Instructions to follow: Your task is to retype the lines between the line with "Rebuild this chart" and the line with "ax = fig.add_axes([0.161, 0.0333, 0.752, 0.842])", inclusive. Copy no pictures and no other lines.

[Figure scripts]
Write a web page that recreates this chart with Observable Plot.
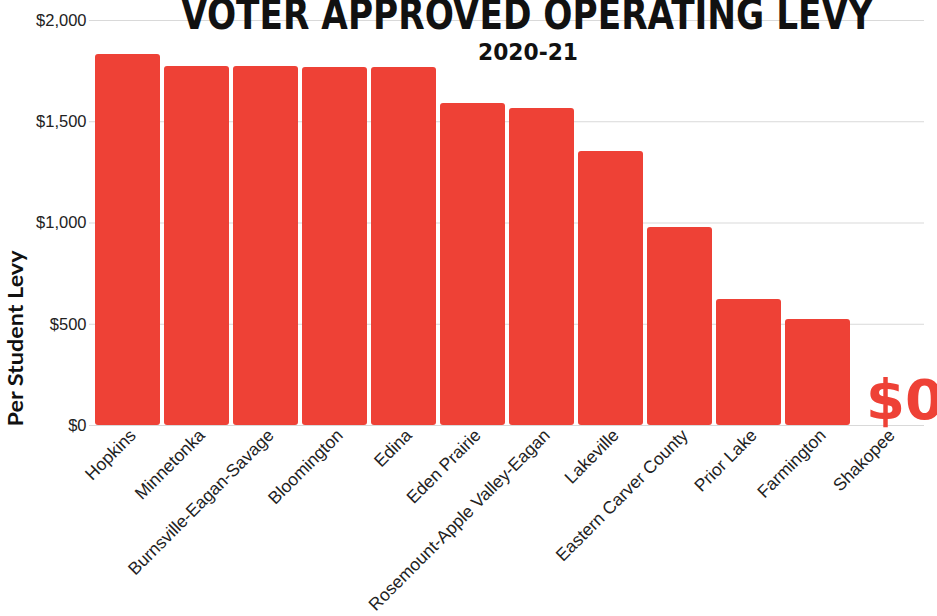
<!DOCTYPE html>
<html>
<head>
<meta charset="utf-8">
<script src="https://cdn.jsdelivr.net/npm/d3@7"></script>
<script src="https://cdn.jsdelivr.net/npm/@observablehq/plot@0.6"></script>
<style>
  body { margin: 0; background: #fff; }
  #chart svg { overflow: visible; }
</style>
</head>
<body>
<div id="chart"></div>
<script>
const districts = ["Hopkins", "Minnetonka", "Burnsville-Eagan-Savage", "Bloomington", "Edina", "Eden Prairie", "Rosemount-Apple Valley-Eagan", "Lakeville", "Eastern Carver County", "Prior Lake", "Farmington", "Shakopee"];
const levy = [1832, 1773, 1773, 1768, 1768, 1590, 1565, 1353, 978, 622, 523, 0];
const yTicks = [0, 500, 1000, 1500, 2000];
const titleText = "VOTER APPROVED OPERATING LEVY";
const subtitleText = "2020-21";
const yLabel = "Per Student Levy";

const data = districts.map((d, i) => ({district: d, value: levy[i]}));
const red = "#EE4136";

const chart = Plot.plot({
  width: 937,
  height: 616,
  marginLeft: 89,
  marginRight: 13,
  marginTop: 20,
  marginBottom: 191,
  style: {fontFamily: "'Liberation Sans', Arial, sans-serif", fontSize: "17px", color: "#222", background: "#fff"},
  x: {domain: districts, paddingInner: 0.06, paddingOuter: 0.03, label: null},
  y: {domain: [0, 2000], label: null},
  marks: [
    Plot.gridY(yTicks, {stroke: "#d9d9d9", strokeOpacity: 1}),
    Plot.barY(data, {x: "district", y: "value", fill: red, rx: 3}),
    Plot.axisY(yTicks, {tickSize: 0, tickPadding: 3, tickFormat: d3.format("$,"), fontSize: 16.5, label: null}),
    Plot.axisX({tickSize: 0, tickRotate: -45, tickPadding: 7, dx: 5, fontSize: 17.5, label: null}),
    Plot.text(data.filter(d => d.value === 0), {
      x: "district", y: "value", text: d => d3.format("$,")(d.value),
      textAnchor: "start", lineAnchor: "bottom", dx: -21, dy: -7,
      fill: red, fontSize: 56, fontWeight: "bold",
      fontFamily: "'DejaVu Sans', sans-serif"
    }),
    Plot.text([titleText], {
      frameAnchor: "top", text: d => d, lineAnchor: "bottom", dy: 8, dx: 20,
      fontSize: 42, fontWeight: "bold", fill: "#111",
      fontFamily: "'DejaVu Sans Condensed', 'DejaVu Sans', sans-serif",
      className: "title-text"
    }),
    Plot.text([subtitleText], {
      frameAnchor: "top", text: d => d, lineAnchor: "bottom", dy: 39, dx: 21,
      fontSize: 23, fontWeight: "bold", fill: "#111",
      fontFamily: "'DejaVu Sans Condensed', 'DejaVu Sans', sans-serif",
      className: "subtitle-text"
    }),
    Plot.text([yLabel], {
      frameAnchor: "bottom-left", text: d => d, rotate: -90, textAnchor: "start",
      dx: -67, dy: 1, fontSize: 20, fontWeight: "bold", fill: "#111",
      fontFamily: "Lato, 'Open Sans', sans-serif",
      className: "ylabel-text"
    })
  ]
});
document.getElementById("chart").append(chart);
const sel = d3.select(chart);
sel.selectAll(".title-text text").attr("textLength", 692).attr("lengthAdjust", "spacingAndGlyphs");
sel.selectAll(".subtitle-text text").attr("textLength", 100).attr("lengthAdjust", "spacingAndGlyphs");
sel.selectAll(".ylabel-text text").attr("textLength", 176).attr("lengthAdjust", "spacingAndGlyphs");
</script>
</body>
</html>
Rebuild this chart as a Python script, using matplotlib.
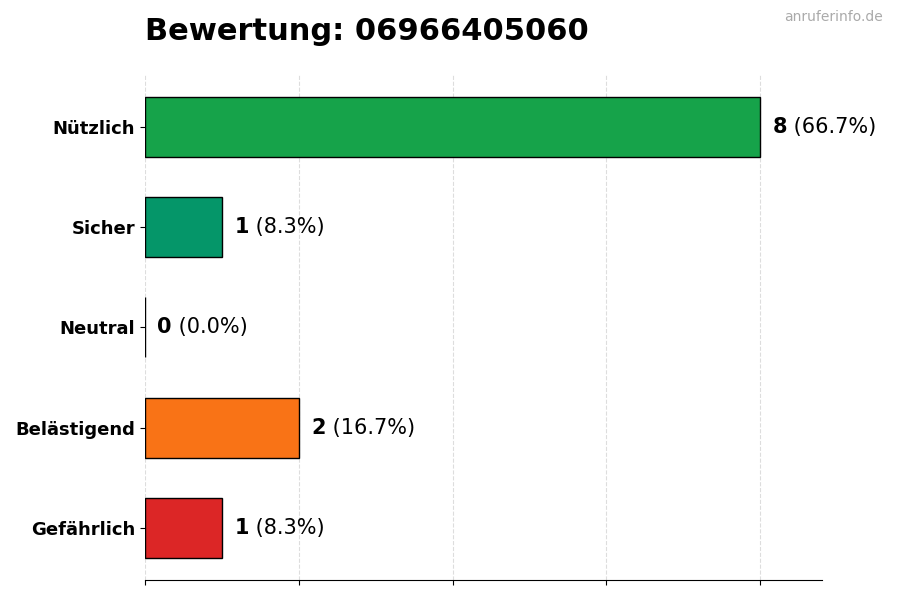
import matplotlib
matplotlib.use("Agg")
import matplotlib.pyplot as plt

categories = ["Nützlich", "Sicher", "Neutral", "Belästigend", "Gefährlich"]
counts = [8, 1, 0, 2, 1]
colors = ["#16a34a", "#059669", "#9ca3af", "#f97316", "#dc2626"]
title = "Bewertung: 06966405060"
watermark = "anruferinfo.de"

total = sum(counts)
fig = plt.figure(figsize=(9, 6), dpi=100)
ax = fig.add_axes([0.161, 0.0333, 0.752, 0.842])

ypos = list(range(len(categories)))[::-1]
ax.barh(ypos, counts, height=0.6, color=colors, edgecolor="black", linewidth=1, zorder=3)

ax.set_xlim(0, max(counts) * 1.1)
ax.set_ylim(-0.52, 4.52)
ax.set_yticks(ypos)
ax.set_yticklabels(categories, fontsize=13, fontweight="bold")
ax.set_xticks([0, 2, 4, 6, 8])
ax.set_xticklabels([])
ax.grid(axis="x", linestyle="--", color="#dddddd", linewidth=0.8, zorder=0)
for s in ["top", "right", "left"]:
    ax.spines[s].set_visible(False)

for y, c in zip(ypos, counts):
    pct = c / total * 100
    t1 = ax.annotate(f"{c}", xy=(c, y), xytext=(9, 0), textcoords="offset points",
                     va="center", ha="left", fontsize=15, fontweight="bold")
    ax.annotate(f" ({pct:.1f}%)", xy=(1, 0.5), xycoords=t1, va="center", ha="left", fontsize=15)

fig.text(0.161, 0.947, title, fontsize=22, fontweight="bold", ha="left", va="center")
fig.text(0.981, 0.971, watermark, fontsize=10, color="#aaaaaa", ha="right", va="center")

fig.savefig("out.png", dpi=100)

Task solution:
Rebuild this chart as a Python script, using matplotlib.
import matplotlib
matplotlib.use("Agg")
import matplotlib.pyplot as plt

categories = ["Nützlich", "Sicher", "Neutral", "Belästigend", "Gefährlich"]
counts = [8, 1, 0, 2, 1]
colors = ["#16a34a", "#059669", "#9ca3af", "#f97316", "#dc2626"]
title = "Bewertung: 06966405060"
watermark = "anruferinfo.de"

total = sum(counts)
fig = plt.figure(figsize=(9, 6), dpi=100)
ax = fig.add_axes([0.161, 0.0333, 0.752, 0.842])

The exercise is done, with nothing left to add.